Disamping itu aku tak lagi mesti menunggu lama dalam taksi sebelum berangkat karena penumpangnya belum cukup serta berharap para makelar pencari penumpang. Taksi belum akan berangkat bila jumlah penumpang tak memenuhi jumlah kursi dalam taksi. Di daerahku keberangkatan taksi (selain bis) tak memiliki jadwal, misalnya dari jam sekian ke jam sekian. Pokoknya jumlah penumpangnya memenuhi tempat duduk dalam taksi, berangkat. Bayangkan mesti berapa lama menunggu hingga penumpangnya memenuhi target. Pokoknya naik taksi di daerahku tak ubahnya ikan sardin yang dijejal dalam kaleng.
Naik taksi di daerahku memang kurang menyenangkan. Armada yang dipergunakan kebanyakan adalah Mitsubishi Colt L 300, sebagian besar sudah layak apkir bila tak ingin dikatakan rongsokan.
Dengan mulai menjamurnya usaha biro perjalanan yang melayani para penumpang untuk berpergian ke berbagai daerah, diperlengkapi dengan armada yang masih baru dan “gres” serta fasilitas didalam armada yang menyenangkan para penumpang selama dalam perjalanan, meski biaya lebih mahal dari tarif taksi, kebanyakan penumpang lebih memilih ikut armada biro perjalanan atau travel.
Selain itu terdapat banyak armada carteran dan usaha persewaan mobil bagi mereka yang ingin berpergian dalam waktu tertentu, atau berpergian dengan tujuan terkait usaha sehngga membutuhkan waktu cepat tiba di tujuan.
Dengan keberadaan beberapa pilihan bagi penumpang tersebut, maka keberadaan taksi yang tertinggal dalam segi kondisi armada, pelayanan, dan waktu keberangkatan, menjadi semakin kurang diminati.
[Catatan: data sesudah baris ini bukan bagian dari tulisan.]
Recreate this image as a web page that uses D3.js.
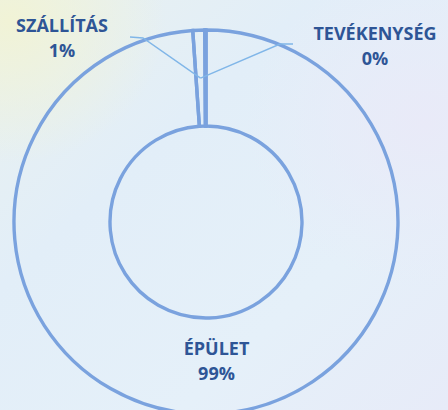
<!DOCTYPE html>
<html>
<head>
<meta charset="utf-8">
<script src="https://cdn.jsdelivr.net/npm/d3@7"></script>
<style>
  html, body { margin: 0; padding: 0; background: #e6f0f8; }
  svg { display: block; }
</style>
</head>
<body>
<svg id="chart" width="448" height="410"></svg>
<script>
// ---- data ----
const categories = ["ÉPÜLET", "SZÁLLÍTÁS", "TEVÉKENYSÉG"];
const values = [98.9, 1.0, 0.1];
const percentLabels = ["99%", "1%", "0%"];

// ---- layout ----
const W = 448, H = 410;
const cx = 206, cy = 222;
const rOuter = 192, rInner = 96;
const ringColor = "#7aa2de";
const leaderColor = "#80b6e8";
const textColor = "#2e5596";
// label anchor positions (centre x, baseline of first line)
const labelPos = {
  "ÉPÜLET": { x: 216.5, y: 355 },
  "SZÁLLÍTÁS": { x: 62, y: 32 },
  "TEVÉKENYSÉG": { x: 375, y: 40 }
};
const leaderStart = {
  "SZÁLLÍTÁS": [[130, 37], [143, 38]],
  "TEVÉKENYSÉG": [[293, 44], [280, 44]]
};

const svg = d3.select("#chart");
const defs = svg.append("defs");

// background (light sky / water)
const g1 = defs.append("linearGradient").attr("id", "bgBase").attr("x1", 0).attr("y1", 0).attr("x2", 1).attr("y2", 1);
g1.append("stop").attr("offset", "0%").attr("stop-color", "#e9f1ef");
g1.append("stop").attr("offset", "35%").attr("stop-color", "#e2eef8");
g1.append("stop").attr("offset", "70%").attr("stop-color", "#e5f0f9");
g1.append("stop").attr("offset", "100%").attr("stop-color", "#e7ebf8");
const rg = defs.append("radialGradient").attr("id", "bgYellow").attr("cx", 0.02).attr("cy", 0.05).attr("r", 0.35);
rg.append("stop").attr("offset", "0%").attr("stop-color", "#f1f3d6").attr("stop-opacity", 1);
rg.append("stop").attr("offset", "100%").attr("stop-color", "#f1f3d6").attr("stop-opacity", 0);
const rg2 = defs.append("radialGradient").attr("id", "bgLav").attr("cx", 0.95).attr("cy", 0.3).attr("r", 0.4);
rg2.append("stop").attr("offset", "0%").attr("stop-color", "#e9eaf8").attr("stop-opacity", 1);
rg2.append("stop").attr("offset", "100%").attr("stop-color", "#e9eaf8").attr("stop-opacity", 0);

svg.append("rect").attr("width", W).attr("height", H).attr("fill", "url(#bgBase)");
svg.append("rect").attr("width", W).attr("height", H).attr("fill", "url(#bgYellow)");
svg.append("rect").attr("width", W).attr("height", H).attr("fill", "url(#bgLav)");

// ---- donut ----
const pie = d3.pie().sort(null).value(d => d.value);
const data = categories.map((c, i) => ({ name: c, value: values[i], pct: percentLabels[i] }));
const arcs = pie(data);
const arc = d3.arc().innerRadius(rInner).outerRadius(rOuter);
const midArc = d3.arc().innerRadius((rInner + rOuter) / 2).outerRadius((rInner + rOuter) / 2);

const g = svg.append("g").attr("transform", `translate(${cx},${cy})`);
g.selectAll("path.slice")
  .data(arcs)
  .join("path")
  .attr("class", "slice")
  .attr("d", arc)
  .attr("fill", "none")
  .attr("stroke", ringColor)
  .attr("stroke-width", 3.4)
  .attr("stroke-linejoin", "miter");

// leader lines
const sliver = arcs.find(a => a.data.name === "SZÁLLÍTÁS");
const meet = midArc.centroid(sliver);
arcs.filter(a => leaderStart[a.data.name]).forEach(a => {
  const pts = leaderStart[a.data.name].map(p => [p[0], p[1]]);
  pts.push([meet[0] + cx, meet[1] + cy]);
  svg.append("path")
    .attr("d", d3.line()(pts))
    .attr("fill", "none")
    .attr("stroke", leaderColor)
    .attr("stroke-width", 1.4);
});

// labels
const fontFamily = "'Liberation Sans Narrow', 'Open Sans', sans-serif";
arcs.forEach(a => {
  const p = labelPos[a.data.name];
  const t = svg.append("text")
    .attr("x", p.x).attr("y", p.y)
    .attr("text-anchor", "middle")
    .attr("font-family", fontFamily)
    .attr("font-weight", "bold")
    .attr("font-size", 18)
    .attr("fill", textColor);
  t.append("tspan").attr("x", p.x).attr("y", p.y).text(a.data.name);
  t.append("tspan").attr("x", p.x).attr("y", p.y + 25).text(a.data.pct);
});
</script>
</body>
</html>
Terlepas dari aksi mogok dan unjuk rasa para sopir taksi di Banjarmasin ke DPRD Kalsel terkait keberadaan taksi berplat hitam dan usaha travel yang dianggap menjadi saingan taksi berplat kuning, maka setidaknya pihak terkait dengan taksi tersebut patut mengkaji dan menjadi pembelajaran untuk membenahi berbagai hal terkait ketertinggalan kondisi armada, pelayanan dan waktu keberangkatan taksi yang jelas. Jika tidak, maka siapapun tak bisa menyalahkan pilihan para penumpang untuk memperoleh berbagai kenyamanan dalam melakukan perjalanan dan berpergian, karena mereka sudah membayar untuk itu semua.